Around 260,000 youngsters from the poorest families are to receive the help, the Chancellor said, double the number who are currently entitled to it.
The announcement comes just two weeks after the Department for Education (DfE) published proposals for up to 140,000 two-year-olds from poor homes to benefit from plans to extend free nursery education.
In his Autumn Statement today, Mr Osborne insisted that education is the way to change the life chances of the poorest youngsters, and take them out of poverty.
"To ensure that children born into the poorest families have a real chance to become one of those graduates, we will take further steps to improve early education," he said.
He added: "I can tell the House today that we can double the number of children who will receive this free nursery care.

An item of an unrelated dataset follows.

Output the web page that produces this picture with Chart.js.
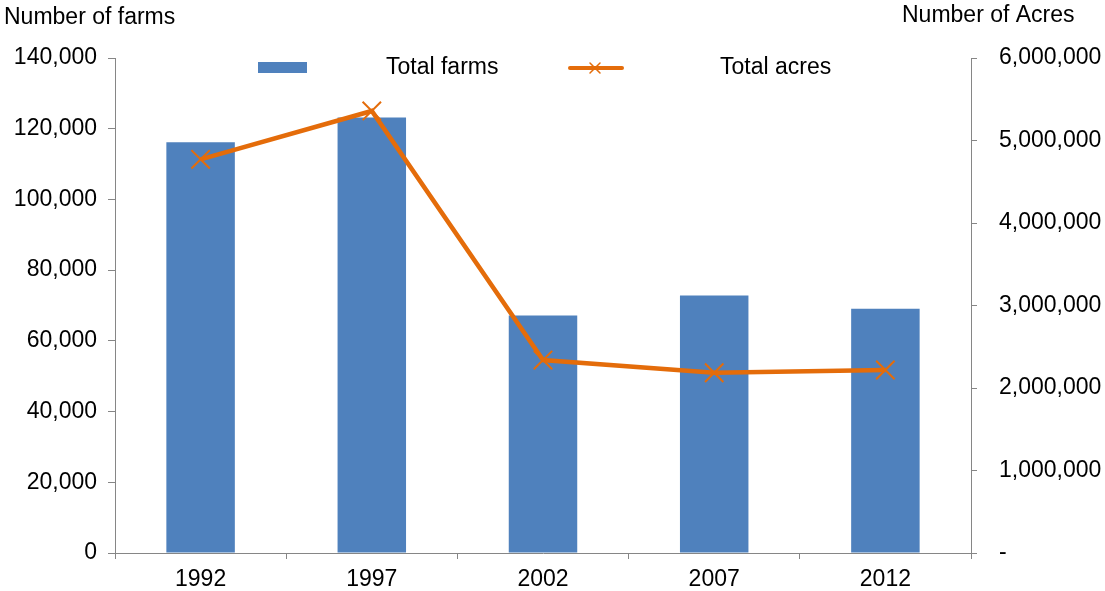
<!DOCTYPE html>
<html>
<head>
<meta charset="utf-8">
<script src="https://cdn.jsdelivr.net/npm/chart.js@4/dist/chart.umd.min.js"></script>
<style>
  html, body { margin: 0; padding: 0; background: #fff; }
  #wrap { width: 1105px; height: 591px; position: relative; }
</style>
</head>
<body>
<div id="wrap"><canvas id="farmsChart"></canvas></div>
<script>
// Datos
const years = ['1992', '1997', '2002', '2007', '2012'];
const totalFarms = [116200, 123200, 67200, 72800, 69100];
const totalAcres = [4772000, 5358000, 2339000, 2185000, 2218000];

const FONT = '"Liberation Sans", Arial, sans-serif';
const FONT_SIZE = 23;
const AXIS_GREY = '#868686';
const BLUE = '#4F81BD';
const ORANGE = '#E46C0A';

// Leyenda y títulos de ejes dibujados a mano
const extras = {
    id: 'extras',
    afterDraw(chart) {
        const ctx = chart.ctx;
        ctx.save();
        ctx.font = FONT_SIZE + 'px ' + FONT;
        ctx.fillStyle = '#000';
        ctx.textBaseline = 'middle';
        ctx.textAlign = 'left';
        ctx.fillText('Number of farms', 4, 18);
        ctx.fillText('Number of Acres', 902, 16);

        // caja de la serie de barras
        ctx.fillStyle = BLUE;
        ctx.fillRect(258, 62, 49, 11);
        ctx.fillStyle = '#000';
        ctx.fillText('Total farms', 386, 68);

        // línea con marcador
        ctx.strokeStyle = ORANGE;
        ctx.lineWidth = 4;
        ctx.lineCap = 'round';
        ctx.beginPath();
        ctx.moveTo(570, 68);
        ctx.lineTo(622, 68);
        ctx.stroke();
        ctx.lineWidth = 1.5;
        ctx.beginPath();
        ctx.moveTo(590, 63); ctx.lineTo(600, 73);
        ctx.moveTo(600, 63); ctx.lineTo(590, 73);
        ctx.stroke();
        ctx.fillText('Total acres', 720, 68);
        ctx.restore();
    }
};

document.addEventListener('DOMContentLoaded', () => {
    const canvas = document.getElementById('farmsChart');
    new Chart(canvas.getContext('2d'), {
        type: 'bar',
        data: {
            labels: years,
            datasets: [
                {
                    type: 'line',
                    label: 'Total acres',
                    data: totalAcres,
                    yAxisID: 'y1',
                    borderColor: ORANGE,
                    backgroundColor: ORANGE,
                    borderWidth: 4.5,
                    tension: 0,
                    pointStyle: 'crossRot',
                    pointRadius: 13,
                    pointBorderWidth: 2,
                    pointBorderColor: ORANGE,
                    order: 0
                },
                {
                    label: 'Total farms',
                    data: totalFarms,
                    yAxisID: 'y',
                    backgroundColor: BLUE,
                    barPercentage: 0.4,
                    categoryPercentage: 1.0,
                    order: 1
                }
            ]
        },
        options: {
            responsive: true,
            maintainAspectRatio: false,
            animation: false,
            layout: { padding: { top: 58, left: 0, right: 0, bottom: 0 } },
            plugins: {
                legend: { display: false },
                tooltip: { enabled: false }
            },
            scales: {
                x: {
                    grid: { display: true, drawOnChartArea: false, drawTicks: true, tickLength: 6, color: AXIS_GREY, offset: true },
                    border: { color: AXIS_GREY, width: 1 },
                    ticks: { color: '#000', font: { family: FONT, size: FONT_SIZE }, padding: 7, maxRotation: 0 },
                    afterFit(scale) { scale.height = 38; }
                },
                y: {
                    position: 'left',
                    min: 0,
                    max: 140000,
                    grid: { display: true, drawOnChartArea: false, drawTicks: true, tickLength: 7, color: AXIS_GREY },
                    border: { color: AXIS_GREY, width: 1 },
                    ticks: {
                        stepSize: 20000,
                        color: '#000',
                        font: { family: FONT, size: FONT_SIZE },
                        padding: 11,
                        callback: v => v.toLocaleString('en-US')
                    },
                    afterFit(scale) { scale.width = 115; }
                },
                y1: {
                    position: 'right',
                    min: 0,
                    max: 6000000,
                    grid: { display: true, drawOnChartArea: false, drawTicks: true, tickLength: 6, color: AXIS_GREY },
                    border: { color: AXIS_GREY, width: 1 },
                    ticks: {
                        stepSize: 1000000,
                        color: '#000',
                        font: { family: FONT, size: FONT_SIZE },
                        padding: 22,
                        callback: v => v === 0 ? '-' : v.toLocaleString('en-US')
                    },
                    afterFit(scale) { scale.width = 134; }
                }
            }
        },
        plugins: [extras]
    });
});
</script>
</body>
</html>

"Forty per cent of two-year-olds, 260,000 children, from the most disadvantaged families, will get this support in their early years.
"Education. Early years learning. That is how you change the life chances of our least well off - and genuinely lift children out of poverty."
Deputy Prime Minister and Liberal Democrat leader Nick Clegg first announced plans to give two-year-olds from poor homes 15 hours of free early education in October last year.
All three and four-year-olds in England are currently eligible for this amount.
Mr Osborne's statement also confirmed plans, originally announced at the weekend, to spend £600 million on funding and extra 100 free schools, some of which will focus on maths for 16 to 18-year-olds.
"This will give our most talented young mathematicians the chance to flourish," Mr Osborne said.
Another £600 million will go to local councils to help them create new school places.